Image by Sean MacEntee, used under Creative Commons License Original here

This article is aimed at showing you why this is the wrong question to be asking.

1st of all you need to define “enough traffic” – I have some clients who get a small (100’s of visitors) a month but convert a large number of these into sales and are happy with this rather than get millions of visitors and no conversions. Of course I want them to get more visitors and keep or even improve the conversion rate but Google reports that there are only 100’s of searches a month for their service so unless they can somehow increase the number of people searching for their service that’s not very likely.

Of course you could increase your traffic by buying visitors although I should tell you that in the past (several years ago) I carried out experiments where I brought 50,000 visitors to a site.  The results were as I had expected, but it was worth spending a few pounds to make sure, the visitors came into the site and left straight away so they were really of no use apart from “bragging rights” that the site in question had had over 50,000 visitors in a month.

I, and many SEO professionals that have been in the industry for any length of time and understand the process, firmly believe that your main emphasis should be on the end result (the number of conversions however you count this – it could be a sale or a visitor filling in a contact form for example) and not on the raw numbers of visitors.
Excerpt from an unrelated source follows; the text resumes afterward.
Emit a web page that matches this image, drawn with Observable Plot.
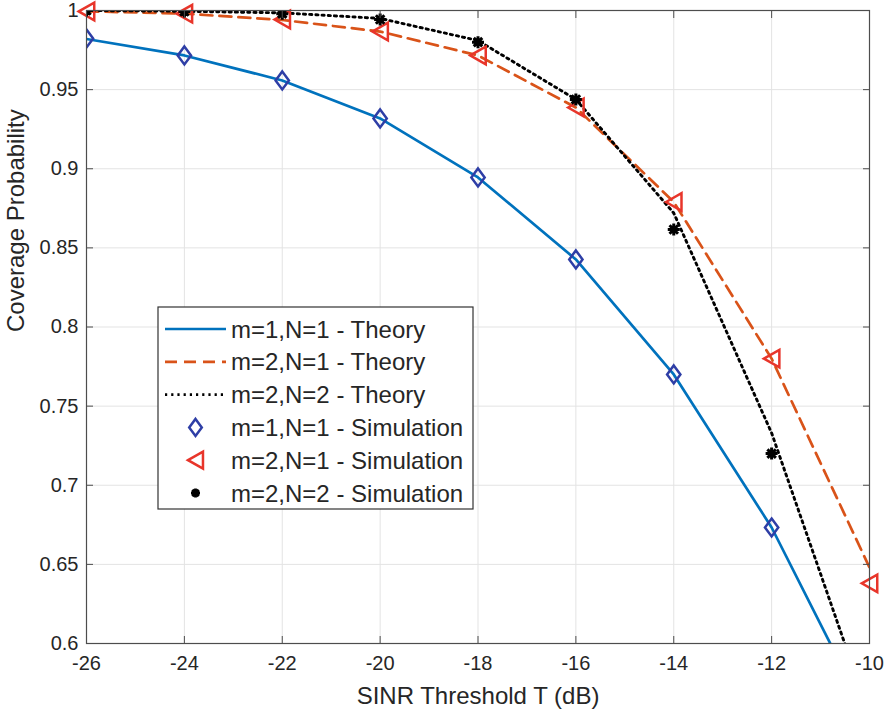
<!DOCTYPE html>
<html>
<head>
<meta charset="utf-8">
<script src="https://cdn.jsdelivr.net/npm/d3@7"></script>
<script src="https://cdn.jsdelivr.net/npm/@observablehq/plot@0.6"></script>
<style>
  html, body { margin: 0; padding: 0; background: #fff; }
  #chart { position: relative; width: 886px; height: 712px; }
</style>
</head>
<body>
<div id="chart"></div>
<script>
// ---- data ----
const thresholds = [-26, -24, -22, -20, -18, -16, -14, -12, -10];
const theory11 = [0.982, 0.9716, 0.9558, 0.9318, 0.8945, 0.8427, 0.770, 0.6733, 0.551];
const theory21 = [0.9995, 0.998, 0.994, 0.9867, 0.9716, 0.9387, 0.879, 0.780, 0.648];
const theory22 = [1.0, 0.9995, 0.9985, 0.995, 0.981, 0.9438, 0.872, 0.733, 0.555];
const sim11 = [0.9823, 0.9716, 0.9558, 0.9318, 0.8945, 0.8427, 0.770, 0.6733, null];
const sim21 = [0.9994, 0.998, 0.9943, 0.9867, 0.9716, 0.9387, 0.879, 0.780, 0.638];
const sim22 = [1.0, 0.9994, 0.998, 0.9943, 0.980, 0.9438, 0.8616, 0.720, null];
const xTicks = [-26, -24, -22, -20, -18, -16, -14, -12, -10];
const yTicks = [0.6, 0.65, 0.7, 0.75, 0.8, 0.85, 0.9, 0.95, 1];
const seriesNames = ["m=1,N=1 - Theory", "m=2,N=1 - Theory", "m=2,N=2 - Theory",
                     "m=1,N=1 - Simulation", "m=2,N=1 - Simulation", "m=2,N=2 - Simulation"];
const xLabel = "SINR Threshold T (dB)";
const yLabel = "Coverage Probability";

// ---- styles ----
const C_BLUE = "#0072BD", C_ORANGE = "#D95319", C_BLACK = "#000000";
const C_DIAMOND = "#2E3EA6", C_TRI = "#E8352A";
const FONT = "'Liberation Sans', Arial, Helvetica, sans-serif";
const DOT_DASH = "2.2,4";
const DASH = "12,7";

// custom MATLAB-like marker symbols
const diamondSym = { draw(ctx, size) { const r = Math.sqrt(size / Math.PI); const w = r * 0.74;
  ctx.moveTo(0, -r); ctx.lineTo(w, 0); ctx.lineTo(0, r); ctx.lineTo(-w, 0); ctx.closePath(); } };
const triLeftSym = { draw(ctx, size) { const r = Math.sqrt(size / Math.PI); const w = r * 0.88;
  ctx.moveTo(-w, 0); ctx.lineTo(w, -r); ctx.lineTo(w, r); ctx.closePath(); } };
const starSym = { draw(ctx, size) { const r = Math.sqrt(size / Math.PI); const d = r * Math.SQRT1_2;
  ctx.moveTo(-r, 0); ctx.lineTo(r, 0); ctx.moveTo(0, -r); ctx.lineTo(0, r);
  ctx.moveTo(-d, -d); ctx.lineTo(d, d); ctx.moveTo(-d, d); ctx.lineTo(d, -d); } };

const toRows = (vals) => thresholds.map((t, i) => ({x: t, y: vals[i]})).filter(d => d.y != null);
const t11 = toRows(theory11), t21 = toRows(theory21), t22 = toRows(theory22);
const s11 = toRows(sim11), s21 = toRows(sim21), s22 = toRows(sim22);

const fmtY = d => String(+d.toFixed(2));
const fmtX = d => String(d);

const plot = Plot.plot({
  width: 886, height: 712,
  marginLeft: 86, marginRight: 17, marginTop: 10, marginBottom: 69,
  style: { fontFamily: FONT, fontSize: "20px", color: "#262626", background: "#fff", overflow: "visible" },
  x: { domain: [-26, -10], label: null },
  y: { domain: [0.6, 1], label: null },
  marks: [
    Plot.gridX(xTicks, { stroke: "#e3e3e3", strokeOpacity: 1, strokeWidth: 1 }),
    Plot.gridY(yTicks, { stroke: "#e3e3e3", strokeOpacity: 1, strokeWidth: 1 }),
    Plot.line(t11, { x: "x", y: "y", stroke: C_BLUE, strokeWidth: 2.7, clip: true }),
    Plot.line(t21, { x: "x", y: "y", stroke: C_ORANGE, strokeWidth: 2.7, strokeDasharray: DASH, clip: true }),
    Plot.line(t22, { x: "x", y: "y", stroke: C_BLACK, strokeWidth: 2.9, strokeDasharray: DOT_DASH, clip: true }),
    Plot.dot(s11, { x: "x", y: "y", symbol: diamondSym, r: 9, stroke: C_DIAMOND, strokeWidth: 2.5, fill: "none", clip: true }),
    Plot.dot(s21, { x: "x", y: "y", symbol: triLeftSym, r: 8.8, stroke: C_TRI, strokeWidth: 2.5, fill: "none", clip: false }),
    Plot.dot(s22, { x: "x", y: "y", symbol: starSym, r: 6, stroke: C_BLACK, strokeWidth: 3, fill: "none", clip: true }),
    Plot.frame({ stroke: "#4d4d4d", strokeWidth: 1.2 }),
    Plot.axisX(xTicks, { anchor: "bottom", tickSize: -7, tickPadding: 19, tickFormat: fmtX, fontSize: 20, stroke: "#4d4d4d", label: null }),
    Plot.axisX(xTicks, { anchor: "top", tickSize: -7, tickFormat: () => "", stroke: "#4d4d4d", label: null }),
    Plot.axisY(yTicks, { anchor: "left", tickSize: -7, tickPadding: 15, tickFormat: fmtY, fontSize: 20, stroke: "#4d4d4d", label: null }),
    Plot.axisY(yTicks, { anchor: "right", tickSize: -7, tickFormat: () => "", stroke: "#4d4d4d", label: null }),
    Plot.text([xLabel], { text: d => d, frameAnchor: "bottom", dy: 53, lineAnchor: "middle", fontSize: 24, fill: "#262626" }),
    Plot.text([yLabel], { text: d => d, frameAnchor: "left", dx: -70, dy: 5, rotate: -90, fontSize: 24, fill: "#262626" })
  ]
});

document.getElementById("chart").appendChild(plot);

// ---- legend (drawn over the plot) ----
const svg = d3.select(plot);
const lg = svg.append("g").attr("font-family", FONT).attr("font-size", 24).attr("fill", "#262626")
  .attr("text-anchor", "start");
const L = { x: 158, y: 307, w: 315, h: 202, row0: 22, dyRow: 32.8, sx0: 165, sx1: 226, tx: 231 };
lg.append("rect").attr("x", L.x).attr("y", L.y).attr("width", L.w).attr("height", L.h)
  .attr("fill", "#fff").attr("stroke", "#333").attr("stroke-width", 1.2);
const lineStyles = [
  { stroke: C_BLUE, w: 2.7, dash: null },
  { stroke: C_ORANGE, w: 2.7, dash: DASH },
  { stroke: C_BLACK, w: 2.9, dash: DOT_DASH }
];
const markerStyles = [
  { sym: diamondSym, r: 8.5, stroke: C_DIAMOND, w: 2.5 },
  { sym: triLeftSym, r: 8.5, stroke: C_TRI, w: 2.5 },
  { sym: starSym, r: 4.5, stroke: C_BLACK, w: 2.8 }
];
seriesNames.forEach((name, i) => {
  const cy = L.y + L.row0 + i * L.dyRow;
  if (i < 3) {
    const s = lineStyles[i];
    lg.append("line").attr("x1", L.sx0).attr("x2", L.sx1).attr("y1", cy).attr("y2", cy)
      .attr("stroke", s.stroke).attr("stroke-width", s.w).attr("stroke-dasharray", s.dash);
  } else {
    const m = markerStyles[i - 3];
    const p = d3.path(); m.sym.draw(p, Math.PI * m.r * m.r);
    lg.append("path").attr("d", p.toString()).attr("transform", `translate(${(L.sx0 + L.sx1) / 2},${cy})`)
      .attr("fill", "none").attr("stroke", m.stroke).attr("stroke-width", m.w);
  }
  lg.append("text").attr("x", L.tx).attr("y", cy).attr("dy", "0.36em").attr("text-anchor", "start").text(name);
});
</script>
</body>
</html>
Having said that I have listed a few basic thoughts as to why a website might not be getting “enough” traffic below :-

1. The site pages are not optimised correctly, if at all, and are not being found in the search results – this may include bad SEO having been done in the past meaning that the pages on your site have been penalised for some reason (bad links, poor quality content, duplicate content or some other reason).

2. The pages have been optimised but for the wrong things – ie, they have been optimised for phrases that no one is searching for.

3. The description and title in the search snippet is of poor quality (spelling for example) putting people off of clicking on the result.

4. The search snippet isn’t engaging people enough to make them want to click on the result.

5. The site doesn’t have enough pages to generate the number of visitors that you are wanting (it’s more difficult for a single page site to get a lot of visitors that it is for a site of, say 20 or 30 pages).

There may well be other reasons why you are not getting enough visitors but in my experience these are the first things to look at, but remember just having lots and lots of visitors doesn’t mean that your website is working or is successful.  The mark of a successful website is, in my view, a healthy conversion rate.  What do you think?  Is the number of visitors a mark of a successful website?